A new Fishing BC video aimed at promoting Quesnel Lake is garnering thousands of views.
Featuring professional snowboarder, Eric Jackson, from Crowley Lake, CA, the video depicts him out with Doug Mooring of Cariboo Rivers Fishing Adventures and Skeed Barkowski of Northern Lights Lodge.
“The trip introduced me to an area with so much beauty that I didn’t even know existed, ” Jackson posted on his Facebook page about travelling to the Cariboo region to shoot the video in the fall of 2018.
Speaking from Quesnel, Mooring said Fishing BC was formed to promote sports fishing in B.C. to the world.
“The numbers of people who are fishing in B.C. have fallen off so years ago the government took initiatives to do things about that and the Freshwater Fishing Society promotes that,” he told the Tribune. “What we try to do is promote destination marketing.”
Not wanting to divulge the exact location of the spots he took Jackson to for the video, Mooring said suffice to say it was on Quesnel Lake.
“It’s pretty remote, which is good.”
As for the selection of Jackson to star in the video, Mooring said Fishing BC selects people who have a big following in the fishing world.

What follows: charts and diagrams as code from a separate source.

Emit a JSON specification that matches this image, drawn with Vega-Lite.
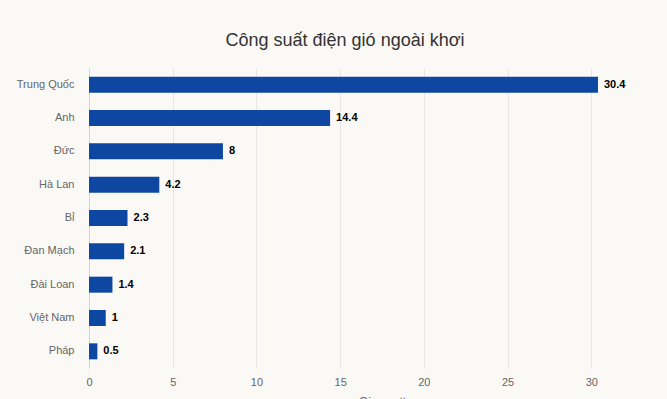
{
  "$schema": "https://vega.github.io/schema/vega-lite/v6.json",
  "autosize": {"type": "none"},
  "padding": {"left": 89, "top": 68, "right": 0, "bottom": 40},
  "width": 586,
  "height": 300,
  "background": "#fbf9f6",
  "title": {
    "text": "Công suất điện gió ngoài khơi",
    "fontSize": 18,
    "font": "Liberation Sans",
    "fontWeight": "normal",
    "color": "#333333",
    "offset": 18,
    "dx": -37,
    "anchor": "middle"
  },
  "config": {
    "view": {"stroke": null},
    "font": "Liberation Sans"
  },
  "data": {
    "values": [
      {"country": "Trung Quốc", "gw": 30.4},
      {"country": "Anh", "gw": 14.4},
      {"country": "Đức", "gw": 8},
      {"country": "Hà Lan", "gw": 4.2},
      {"country": "Bỉ", "gw": 2.3},
      {"country": "Đan Mạch", "gw": 2.1},
      {"country": "Đài Loan", "gw": 1.4},
      {"country": "Việt Nam", "gw": 1},
      {"country": "Pháp", "gw": 0.5}
    ]
  },
  "encoding": {
    "y": {
      "field": "country",
      "type": "nominal",
      "sort": null,
      "scale": {"paddingInner": 0.52, "paddingOuter": 0.26},
      "axis": {
        "title": null,
        "ticks": false,
        "domainColor": "#ccd6eb",
        "labelColor": "#666666",
        "labelFontSize": 11,
        "labelPadding": 15,
        "grid": false
      }
    },
    "x": {
      "field": "gw",
      "type": "quantitative",
      "scale": {"domain": [0, 35], "nice": false},
      "axis": {
        "title": "Gigawatt",
        "titleColor": "#666666",
        "titleFontSize": 12,
        "titleFontWeight": "normal",
        "titlePadding": 9,
        "values": [0, 5, 10, 15, 20, 25, 30, 35],
        "labelFlush": false,
        "domain": false,
        "ticks": false,
        "grid": true,
        "gridColor": "#e6e6e6",
        "labelColor": "#666666",
        "labelFontSize": 11,
        "labelPadding": 8
      }
    }
  },
  "layer": [
    {"mark": {"type": "bar", "color": "#0d47a1"}},
    {
      "mark": {"type": "text", "align": "left", "dx": 6, "fontWeight": "bold", "fontSize": 11, "color": "#000000"},
      "encoding": {"text": {"field": "gw", "type": "quantitative"}}
    }
  ]
}
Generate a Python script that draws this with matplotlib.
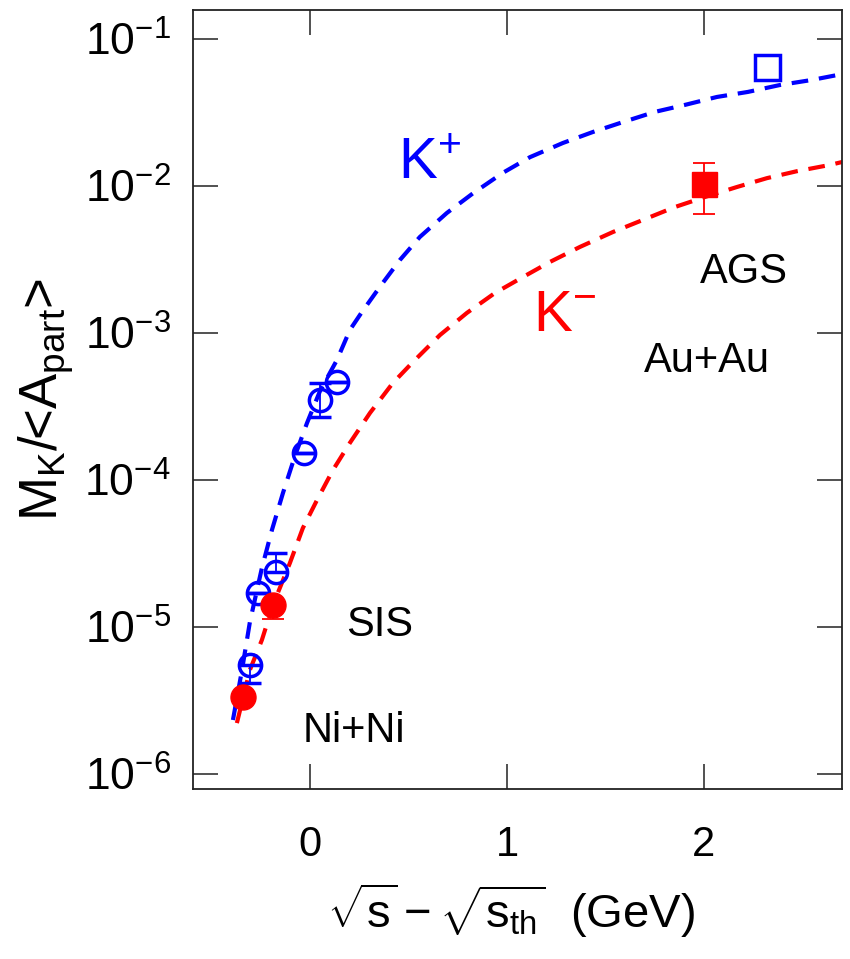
#!/usr/bin/env python3
"""Kaon multiplicity per participant vs excess energy (SIS / AGS)."""

import numpy as np
import matplotlib
matplotlib.use('Agg')
import matplotlib.pyplot as plt
from matplotlib.ticker import FixedLocator, NullLocator

plt.rcParams['font.family'] = ['Liberation Sans', 'DejaVu Sans']
plt.rcParams['mathtext.fontset'] = 'custom'
plt.rcParams['mathtext.rm'] = 'Liberation Sans'
plt.rcParams['mathtext.it'] = 'Liberation Sans:italic'
plt.rcParams['mathtext.bf'] = 'Liberation Sans:bold'

# ── data ───────────────────────────────────────────────────────
# dashed model curves
kp_curve_x = [-0.391, -0.345, -0.305, -0.244, -0.193, -0.137, -0.076, -0.015,
              0.051, 0.137, 0.203, 0.264, 0.355, 0.457, 0.558, 0.695, 0.827,
              0.980, 1.117, 1.284, 1.437, 1.589, 1.751, 1.904, 2.066, 2.223,
              2.386, 2.548, 2.706]
kp_curve_y = [2.33e-6, 5.10e-6, 1.08e-5, 2.52e-5, 4.57e-5, 8.16e-5, 1.46e-4,
              2.44e-4, 4.03e-4, 6.55e-4, 1.05e-3, 1.39e-3, 2.06e-3, 3.14e-3,
              4.50e-3, 6.55e-3, 8.90e-3, 1.23e-2, 1.57e-2, 1.96e-2, 2.33e-2,
              2.72e-2, 3.19e-2, 3.56e-2, 4.03e-2, 4.36e-2, 4.86e-2, 5.26e-2,
              5.78e-2]

km_curve_x = [-0.371, -0.305, -0.244, -0.188, -0.102, -0.036, 0.036, 0.117,
              0.203, 0.305, 0.421, 0.523, 0.660, 0.797, 0.939, 1.081, 1.218,
              1.371, 1.538, 1.690, 1.853, 2.005, 2.168, 2.320, 2.472, 2.640,
              2.706]
km_curve_y = [2.22e-6, 5.10e-6, 8.16e-6, 1.41e-5, 2.72e-5, 4.71e-5, 7.31e-5,
              1.17e-4, 1.79e-4, 2.86e-4, 4.57e-4, 6.35e-4, 9.68e-4, 1.37e-3,
              1.87e-3, 2.40e-3, 3.04e-3, 3.85e-3, 4.86e-3, 5.87e-3, 7.19e-3,
              8.41e-3, 9.84e-3, 1.13e-2, 1.26e-2, 1.39e-2, 1.46e-2]

# SIS Ni+Ni K+ (open circles)
kp_sis_x = [-0.305, -0.264, -0.173, -0.030, 0.051, 0.137]
kp_sis_y = [5.51e-6, 1.70e-5, 2.37e-5, 1.53e-4, 3.50e-4, 4.64e-4]
kp_sis_lo = [4.16e-6, 1.70e-5, 2.37e-5, 1.53e-4, 2.68e-4, 4.64e-4]
kp_sis_hi = [5.51e-6, 1.70e-5, 3.19e-5, 1.53e-4, 4.57e-4, 4.64e-4]

# SIS Ni+Ni K- (filled circles)
km_sis_x = [-0.340, -0.188]
km_sis_y = [3.34e-6, 1.41e-5]
km_sis_lo = [3.34e-6, 1.13e-5]
km_sis_hi = [3.34e-6, 1.41e-5]

# AGS Au+Au (squares)
kp_ags_x = [2.320]
kp_ags_y = [6.45e-2]
km_ags_x = [2.000]
km_ags_y = [1.03e-2]
km_ags_lo = [6.45e-3]
km_ags_hi = [1.43e-2]

x_ticks = [0, 1, 2]
y_ticks = [1e-6, 1e-5, 1e-4, 1e-3, 1e-2, 1e-1]

BLUE = '#0000ff'
RED = '#ff0000'

fig = plt.figure(figsize=(8.5, 9.59), dpi=100)
ax = fig.add_axes([0.227, 0.1773, 0.7636, 0.8123])

# ── curves ────────────────────────────────────────────────────
ax.plot(kp_curve_x, kp_curve_y, color=BLUE, lw=3, dashes=(4, 2.6), zorder=2)
ax.plot(km_curve_x, km_curve_y, color=RED, lw=3, dashes=(4, 2.6), zorder=2)

# ── data points ───────────────────────────────────────────────
def yerr(y, lo, hi):
    y = np.asarray(y)
    return [y - np.asarray(lo), np.asarray(hi) - y]

ax.errorbar(kp_sis_x, kp_sis_y, yerr=yerr(kp_sis_y, kp_sis_lo, kp_sis_hi),
            fmt='o', ms=16, mfc='none', mec=BLUE, mew=2.5, ecolor=BLUE,
            elinewidth=1.3, capsize=8, capthick=1.3, zorder=3)
ax.errorbar(km_sis_x, km_sis_y, yerr=yerr(km_sis_y, km_sis_lo, km_sis_hi),
            fmt='o', ms=18, mfc=RED, mec=RED, ecolor=RED,
            elinewidth=1.3, capsize=8, capthick=1.3, zorder=4)
ax.plot(kp_ags_x, kp_ags_y, 's', ms=18, mfc='none', mec=BLUE, mew=2.5, zorder=3)
ax.errorbar(km_ags_x, km_ags_y, yerr=yerr(km_ags_y, km_ags_lo, km_ags_hi),
            fmt='s', ms=18, mfc=RED, mec=RED, ecolor=RED,
            elinewidth=1.3, capsize=8, capthick=1.3, zorder=4)

# ── labels in the plot ────────────────────────────────────────
ax.text(0.609, 1.43e-2, r'K$^{+}$', color=BLUE, fontsize=42, ha='center', va='center')
ax.text(1.294, 1.30e-3, r'K$^{-}$', color=RED, fontsize=42, ha='center', va='center')
ax.text(2.203, 2.60e-3, 'AGS', color='black', fontsize=30, ha='center', va='center')
ax.text(2.015, 6.46e-4, 'Au+Au', color='black', fontsize=30, ha='center', va='center')
ax.text(0.355, 1.03e-5, 'SIS', color='black', fontsize=30, ha='center', va='center')
ax.text(0.223, 1.96e-6, 'Ni+Ni', color='black', fontsize=30, ha='center', va='center')

# ── axes ──────────────────────────────────────────────────────
ax.set_yscale('log')
ax.set_xlim(-0.594, 2.701)
ax.set_ylim(7.91e-7, 1.574e-1)
ax.xaxis.set_major_locator(FixedLocator(x_ticks))
ax.yaxis.set_major_locator(FixedLocator(y_ticks))
ax.xaxis.set_minor_locator(NullLocator())
ax.yaxis.set_minor_locator(NullLocator())

ax.tick_params(axis='both', which='major', direction='in', length=18, width=1.1,
               top=True, right=True, color='#222222')
ax.tick_params(axis='x', labelsize=30, pad=26)
ax.tick_params(axis='y', labelsize=32, pad=16)
for sp in ax.spines.values():
    sp.set_linewidth(1.3)
    sp.set_color('#222222')

ax.set_xlabel(r'$\sqrt{\mathrm{s}}-\sqrt{\mathrm{s}_{\mathrm{th}}}$  (GeV)', fontsize=34)
ax.xaxis.set_label_coords(0.49, -0.118)
ax.set_ylabel(r'M$_{\mathrm{K}}$/<A$_{\mathrm{part}}$>', fontsize=38)
ax.yaxis.set_label_coords(-0.18, 0.50)

fig.savefig('out.png', dpi=100, facecolor='white')
plt.close(fig)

“They find people who are good hosts,” Mooring said. “We’ve had April Vokey up here for a feature on the Blackwater River to feature the incredible dry fly fishing we have. She’s a big name in the fishing industry here in Western Canada and the United States.”
Post the Mount Polley Mine breach in August 2014, Mooring said he has never seen as many fish return as he saw last fall.

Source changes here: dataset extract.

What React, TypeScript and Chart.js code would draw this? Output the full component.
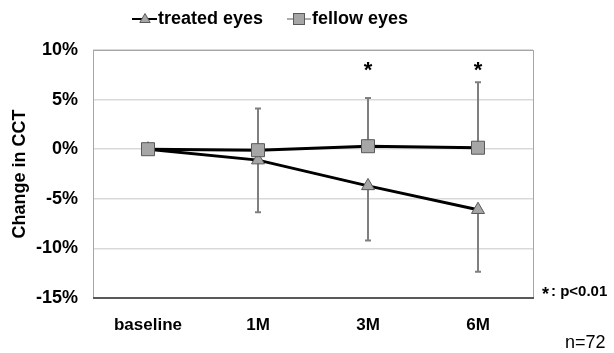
import React, { useEffect, useRef } from "react";
import { Chart, registerables } from "chart.js";

Chart.register(...registerables);

const categories = ["baseline", "1M", "3M", "6M"];
const treatedEyes = [0, -1.1, -3.7, -6.1];
const treatedErrLow = [0, 5.25, 5.5, 6.25];
const fellowEyes = [0, -0.1, 0.3, 0.15];
const fellowErrHigh = [0, 4.2, 4.85, 6.6];
const significance = ["", "", "*", "*"];
const significanceY = 8.3;
const yMin = -15;
const yMax = 10;
const yStep = 5;
const seriesNames = ["treated eyes", "fellow eyes"];
const noteText = ": p<0.01";
const sampleText = "n=72";

const FONT = "'Liberation Sans', Arial, sans-serif";
const MARKER_FILL = "#a6a6a6";
const MARKER_BORDER = "#595959";
const ERR_COLOR = "#7f7f7f";

function drawTriangle(ctx: CanvasRenderingContext2D, x: number, y: number, r: number) {
  ctx.beginPath();
  ctx.moveTo(x, y - r);
  ctx.lineTo(x + r * 0.866, y + r * 0.5);
  ctx.lineTo(x - r * 0.866, y + r * 0.5);
  ctx.closePath();
  ctx.fillStyle = MARKER_FILL;
  ctx.fill();
  ctx.strokeStyle = MARKER_BORDER;
  ctx.lineWidth = 1;
  ctx.stroke();
}

function drawSquare(ctx: CanvasRenderingContext2D, x: number, y: number, s: number) {
  ctx.fillStyle = MARKER_FILL;
  ctx.fillRect(x - s / 2, y - s / 2, s, s);
  ctx.strokeStyle = MARKER_BORDER;
  ctx.lineWidth = 1;
  ctx.strokeRect(x - s / 2, y - s / 2, s, s);
}

const customPlugin = {
  id: "custom",
  beforeDatasetsDraw(chart: any) {
    const { ctx, chartArea: a, scales } = chart;
    const xs = scales.x;
    const ys = scales.y;
    ctx.save();
    // plot border
    ctx.strokeStyle = "#a6a6a6";
    ctx.lineWidth = 1;
    ctx.strokeRect(a.left + 0.5, a.top + 0.5, a.right - a.left, a.bottom - a.top);
    ctx.strokeStyle = "#595959";
    ctx.lineWidth = 2;
    ctx.beginPath();
    ctx.moveTo(a.left, a.bottom);
    ctx.lineTo(a.right + 1, a.bottom);
    ctx.stroke();
    // error bars
    ctx.strokeStyle = ERR_COLOR;
    ctx.lineWidth = 2;
    const cap = 3;
    categories.forEach((_, i) => {
      const x = xs.getPixelForValue(i);
      if (fellowErrHigh[i] > 0) {
        const y0 = ys.getPixelForValue(fellowEyes[i]);
        const y1 = ys.getPixelForValue(fellowEyes[i] + fellowErrHigh[i]);
        ctx.beginPath();
        ctx.moveTo(x, y0);
        ctx.lineTo(x, y1);
        ctx.moveTo(x - cap, y1);
        ctx.lineTo(x + cap, y1);
        ctx.stroke();
      }
      if (treatedErrLow[i] > 0) {
        const y0 = ys.getPixelForValue(treatedEyes[i]);
        const y1 = ys.getPixelForValue(treatedEyes[i] - treatedErrLow[i]);
        ctx.beginPath();
        ctx.moveTo(x, y0);
        ctx.lineTo(x, y1);
        ctx.moveTo(x - cap, y1);
        ctx.lineTo(x + cap, y1);
        ctx.stroke();
      }
    });
    ctx.restore();
  },
  afterDraw(chart: any) {
    const { ctx, chartArea: a, scales } = chart;
    const xs = scales.x;
    const ys = scales.y;
    ctx.save();
    // significance asterisks
    ctx.fillStyle = "#000";
    ctx.font = `bold 22px ${FONT}`;
    ctx.textAlign = "center";
    ctx.textBaseline = "middle";
    significance.forEach((s, i) => {
      if (!s) return;
      ctx.fillText(s, xs.getPixelForValue(i), ys.getPixelForValue(significanceY) + 4);
    });
    // legend
    ctx.textAlign = "left";
    ctx.textBaseline = "middle";
    ctx.font = `bold 18px ${FONT}`;
    const ly = 19;
    ctx.strokeStyle = "#000";
    ctx.lineWidth = 2;
    ctx.beginPath();
    ctx.moveTo(132, ly);
    ctx.lineTo(157, ly);
    ctx.stroke();
    drawTriangle(ctx, 145, ly + 0.5, 6);
    ctx.fillStyle = "#000";
    ctx.fillText(seriesNames[0], 158, ly);
    ctx.beginPath();
    ctx.moveTo(287, ly);
    ctx.lineTo(311, ly);
    ctx.stroke();
    drawSquare(ctx, 299, ly, 11);
    ctx.fillStyle = "#000";
    ctx.fillText(seriesNames[1], 312, ly);
    // note
    ctx.font = `bold 18px ${FONT}`;
    ctx.fillText("*", a.right + 9, a.bottom - 3);
    ctx.font = `bold 15px ${FONT}`;
    ctx.fillText(noteText, a.right + 18, a.bottom - 6);
    ctx.font = `18px ${FONT}`;
    ctx.fillText(sampleText, 565, 343);
    ctx.restore();
  },
};

export default function App() {
  const ref = useRef<HTMLCanvasElement>(null);
  useEffect(() => {
    if (!ref.current) return;
    const chart = new Chart(ref.current, {
      type: "line",
      data: {
        labels: categories,
        datasets: [
          {
            label: seriesNames[0],
            data: treatedEyes,
            order: 1,
            borderColor: "#000",
            borderWidth: 3,
            pointStyle: "triangle",
            pointRadius: 7.5,
            pointBackgroundColor: MARKER_FILL,
            pointBorderColor: MARKER_BORDER,
            pointBorderWidth: 1,
            tension: 0,
          },
          {
            label: seriesNames[1],
            data: fellowEyes,
            order: 0,
            borderColor: "#000",
            borderWidth: 3,
            pointStyle: "rect",
            pointRadius: 9.2,
            pointBackgroundColor: MARKER_FILL,
            pointBorderColor: MARKER_BORDER,
            pointBorderWidth: 1,
            tension: 0,
          },
        ],
      },
      options: {
        responsive: false,
        animation: false,
        devicePixelRatio: 1,
        layout: { padding: { left: 0, top: 50, right: 81, bottom: 0 } },
        plugins: { legend: { display: false }, tooltip: { enabled: false } },
        scales: {
          x: {
            offset: true,
            grid: { display: false, drawTicks: false },
            border: { display: false },
            ticks: { color: "#000", font: { family: FONT, size: 17, weight: "bold" }, padding: 17 },
            afterFit: (s: any) => {
              s.height = 55;
            },
          },
          y: {
            min: yMin,
            max: yMax,
            ticks: {
              stepSize: yStep,
              color: "#000",
              font: { family: FONT, size: 18, weight: "bold" },
              padding: 15,
              callback: (v: any) => `${v}%`,
            },
            grid: { color: "#d9d9d9", lineWidth: 1.5, drawTicks: false },
            border: { display: false },
            title: {
              display: true,
              text: "Change in CCT",
              color: "#000",
              font: { family: FONT, size: 18, weight: "bold" },
              padding: { top: 9, bottom: 0 },
            },
            afterFit: (s: any) => {
              s.width = 93;
            },
          },
        },
      },
      plugins: [customPlugin],
    });
    return () => chart.destroy();
  }, []);
  return (
    <div style={{ position: "fixed", left: 0, top: 0, width: 614, height: 353, background: "#fff" }}>
      <canvas ref={ref} width={614} height={353} />
    </div>
  );
}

“Mount Polley definitely affected the river where the fingerlings were and we didn’t see them in the Quesnel River for a year or two, but they are coming back, which is good,” he said. “Any contamination can be quite detrimental to small fish. They seemed to know it and just moved away.”
He said the timing of the breach was “super fortunate” because it was in between runs so the sockeye salmon were not as impacted as badly as they could have been.
“It was pure luck,” he added. “Basically the Horsefly, Mitchell River and Horsefly runs to the lake were not impacted too bad at all, which was so concerning at the time. I think we have weathered the worst of it. But, we will see how it rebounds. We don’t know the long-term effects, only time will tell.”
Historically, he added, tons of silt was added to the lake every year from the Bullion Pit mine, once called the largest hydraulic place mine in the world.
“Nature is resilient if you give it a chance,” Mooring said. “We are fortunate to have what we have in the Cariboo, but we face a lot of challenges up here compared to people in the Lower Mainland. That’s the idea of doing these videos — to push that out the world and let them know what we have.”
Mooring said he promotes catch and release as a fishing guide.
“I don’t kill a business associate and that’s what those fish are.”